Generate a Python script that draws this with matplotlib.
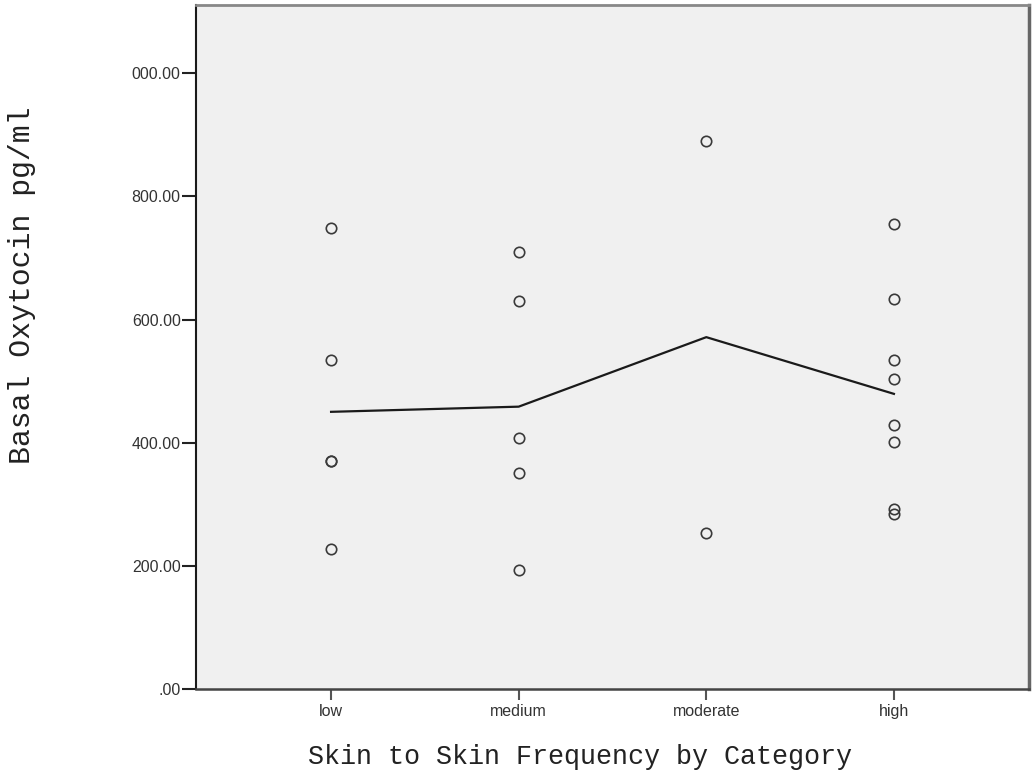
import numpy as np
import matplotlib.pyplot as plt

categories = ['low', 'medium', 'moderate', 'high']
low = [748, 534, 371, 371, 227]
medium = [709, 631, 408, 351, 194]
moderate = [890, 253]
high = [755, 634, 535, 504, 428, 402, 293, 284]
groups = [low, medium, moderate, high]

ytick_vals = [0, 200, 400, 600, 800, 1000]
ytick_labels = ['.00', '200.00', '400.00', '600.00', '800.00', '000.00']

fig = plt.figure(figsize=(10.34, 7.73), dpi=100)
ax = fig.add_axes([196/1034, 84/773, 833/1034, 684/773])
ax.set_facecolor('#f0f0f0')

for i, g in enumerate(groups):
    ax.plot([i]*len(g), g, 'o', ms=7.5, mfc='none', mec='#3a3a3a', mew=1.2, zorder=3)

means = [np.mean(g) for g in groups]
ax.plot(range(len(categories)), means, color='#1a1a1a', lw=1.6, zorder=2)

ax.set_xlim(-0.72, 3.72)
ax.set_ylim(0, 1111)
ax.set_xticks(range(len(categories)))
ax.set_xticklabels(categories)
ax.set_yticks(ytick_vals)
ax.set_yticklabels(ytick_labels)
ax.tick_params(axis='y', length=10, width=1.5, color='#222222', labelsize=11.5, labelcolor='#333333', pad=1)
ax.tick_params(axis='x', length=8, width=1.5, color='#555555', labelsize=11.5, labelcolor='#333333', pad=3)
for lab in ax.get_xticklabels() + ax.get_yticklabels():
    lab.set_fontfamily('Liberation Sans')

ax.spines['left'].set_color('#1a1a1a')
ax.spines['left'].set_linewidth(1.5)
ax.spines['bottom'].set_color('#444444')
ax.spines['bottom'].set_linewidth(1.8)
ax.spines['top'].set_color('#888888')
ax.spines['top'].set_linewidth(2)
ax.spines['right'].set_color('#666666')
ax.spines['right'].set_linewidth(2.5)

fig.text(580/1034, 1 - 757/773, 'Skin to Skin Frequency by Category', family='Liberation Mono',
         fontsize=19.3, ha='center', va='center', color='#222222')
fig.text(22/1034, 1 - 285/773, 'Basal Oxytocin pg/ml', family='Liberation Mono',
         fontsize=21.5, ha='center', va='center', rotation=90, color='#222222')

fig.savefig('out.png', dpi=100)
___
Your goal:
Leave out the pictures and repeat the lines from the start of the material through the line with "['.00', '200.00', '400.00', '600.00', '800.00', '000.00']", inclusive.

Expected answer:
Generate a Python script that draws this with matplotlib.
import numpy as np
import matplotlib.pyplot as plt

categories = ['low', 'medium', 'moderate', 'high']
low = [748, 534, 371, 371, 227]
medium = [709, 631, 408, 351, 194]
moderate = [890, 253]
high = [755, 634, 535, 504, 428, 402, 293, 284]
groups = [low, medium, moderate, high]

ytick_vals = [0, 200, 400, 600, 800, 1000]
ytick_labels = ['.00', '200.00', '400.00', '600.00', '800.00', '000.00']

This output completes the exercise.